We heard it all offseason. Numerous insiders claiming Bob Sutton’s defense was preparing to attack opposing offenses – that he would bring blitzes and exotic formations, and capitalize on the talent that was already on the team. The big story was simple: come Hell or high water, the Chiefs were going to get to the quarterback. The phrase, “the new, attacking defense” became a mantra of sorts around these parts.
So far, Bob Sutton’s squad has indeed gotten after the quarterback. After 3 games, the Chiefs lead the NFL in sacks, with 15.
How have they done it? It’s not as clear-cut as one would think. After Romeo Crennel’s 2-Gap 3-4 “bend-but-still-break” scheme proved fruitless, Chiefs fans nationwide were clamoring for an attack-style defense that utilized the skills of the Chiefs’ long list of high-drafted defenders. While most were focused on a switch to the 1-Gap, what was almost forgotten was what truly makes a good coach: playing to the strength of your players, and the weaknesses of your opponents. That’s exactly what Bob Sutton has done. He’s identified his player’s strengths and has picked on his opponent’s soft spots.
On Thursday, Chiefs Defensive End Mike DeVito was asked if playing an “attack-style defense” was more natural for a defender. His response was telling:
“I’m sure it depends on each individual, but this defense offers both. Sometimes you’re playing in a two-gap and sometimes you’re playing in a 4-3, so it’s kind of a hybrid. It gives guys the opportunity to do what they’re good at.”
What DeVito touches on here seems to be the key to it all. It wasn’t the fact that Romeo played a 2-Gap that resulted in an underwhelming defensive team. It was the fact that Romeo expected his players to conform to his defense, instead of leveraging his player’s skills for the betterment of the team.
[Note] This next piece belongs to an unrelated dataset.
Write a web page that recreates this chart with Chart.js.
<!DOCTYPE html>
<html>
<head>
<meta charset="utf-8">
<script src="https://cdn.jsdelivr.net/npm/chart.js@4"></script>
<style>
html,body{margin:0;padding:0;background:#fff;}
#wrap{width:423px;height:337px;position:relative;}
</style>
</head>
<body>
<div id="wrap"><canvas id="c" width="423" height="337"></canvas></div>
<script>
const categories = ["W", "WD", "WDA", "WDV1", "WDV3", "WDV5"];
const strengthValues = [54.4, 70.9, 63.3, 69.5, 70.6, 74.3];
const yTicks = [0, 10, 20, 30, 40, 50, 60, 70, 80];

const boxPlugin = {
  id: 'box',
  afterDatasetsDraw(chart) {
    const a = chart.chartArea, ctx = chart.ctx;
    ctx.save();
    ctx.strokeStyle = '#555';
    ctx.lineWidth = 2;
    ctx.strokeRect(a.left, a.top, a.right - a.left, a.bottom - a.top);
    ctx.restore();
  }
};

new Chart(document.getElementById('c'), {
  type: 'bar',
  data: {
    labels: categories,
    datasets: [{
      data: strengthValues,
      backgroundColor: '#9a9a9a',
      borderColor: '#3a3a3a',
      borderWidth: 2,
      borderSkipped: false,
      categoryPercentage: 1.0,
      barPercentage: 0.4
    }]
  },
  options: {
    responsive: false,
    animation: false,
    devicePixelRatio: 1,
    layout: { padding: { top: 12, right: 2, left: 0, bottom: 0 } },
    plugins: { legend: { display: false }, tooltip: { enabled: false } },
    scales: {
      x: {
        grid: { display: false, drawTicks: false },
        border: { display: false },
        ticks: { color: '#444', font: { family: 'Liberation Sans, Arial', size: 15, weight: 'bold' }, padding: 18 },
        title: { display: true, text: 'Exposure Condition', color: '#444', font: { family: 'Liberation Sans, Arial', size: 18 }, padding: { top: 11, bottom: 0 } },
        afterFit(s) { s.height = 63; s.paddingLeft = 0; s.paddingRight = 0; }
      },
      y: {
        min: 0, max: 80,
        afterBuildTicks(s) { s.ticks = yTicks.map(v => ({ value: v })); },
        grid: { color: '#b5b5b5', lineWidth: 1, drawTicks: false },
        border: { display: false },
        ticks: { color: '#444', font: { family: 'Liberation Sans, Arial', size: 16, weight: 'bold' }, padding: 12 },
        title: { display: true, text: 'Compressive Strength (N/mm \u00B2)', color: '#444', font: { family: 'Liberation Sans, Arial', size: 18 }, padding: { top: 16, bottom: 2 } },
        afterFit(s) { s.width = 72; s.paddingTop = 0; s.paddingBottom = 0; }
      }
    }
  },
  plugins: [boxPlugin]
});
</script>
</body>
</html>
We heard this from Romeo all season last year as Dontari Poe, and the other high draft picks along the Chiefs defensive line were developing slowly as players. Romeo’s line was always a version of, “learning this defense takes time for defensive lineman.”
Dontari Poe looks great this year, but it’s interesting to think about where he could be in his development had Romeo not forced him into the 2-Gap, play after play. As Bob Sutton told the media on Thursday: “[Dontari]’s the classic guy to push the pocket guy 300-400 pound, but Poe can beat you individually. That’s the thing you need to know. Dontari can go by you just like one of the rushers can go by, so he provides both things to our defense.”
But last year, Dontari was explicitly told not to fly past blockers “just like one of the rushers” as Sutton mentions. He was told to engage his blocker, read the play, and react to it. Something counter to what he’d been coached to do his entire life.
Just as Sutton’s defense has been tailored to its players, it has also been tweaked each game in a concerted effort to attack the weaknesses of the Chiefs’ particular opponent for that week (otherwise known as good coaching). Each weekly plan by Sutton has built-in counter-plans so the team knows how to adjust, depending on how the opponent plays them throughout the contest. According to Sutton, the Chiefs “go in with a plan of how we’re going to attack a specific team and within that plan are usually some sub-plans that go on because like I always say, the enemy has a (plan) and we can say they’re going to do that but they don’t have to do it.” This is opposition to Romeo Crennel, who seemingly rolled out the same game plan week after week.
Though each of Sutton’s weekly plans are designed to exploit weaknesses, and put Chief defenders in the best position to succeed, the message is always the same. “We’re going after people,” said Sutton on Thursday. “[W]e’re training people on just rushing straight up and more importantly, know who you’re playing against, [and] know how to adapt if they adjust and decide to go a different route.”
It’s called evolution. This evolution isn’t coming over a period of years, either. It’s coming week after week, and day after day. It’s like the old saying about the NFL, “if you’re not getting better, you’re getting worse.” This defense is growing, which is impressive, because they’re already playing like Giants.
Speaking of Giants, what will the Chiefs defense be doing this weekend? Bob Sutton gave us a hint: “[Y]ou have to start with Eli, he’s the guy.”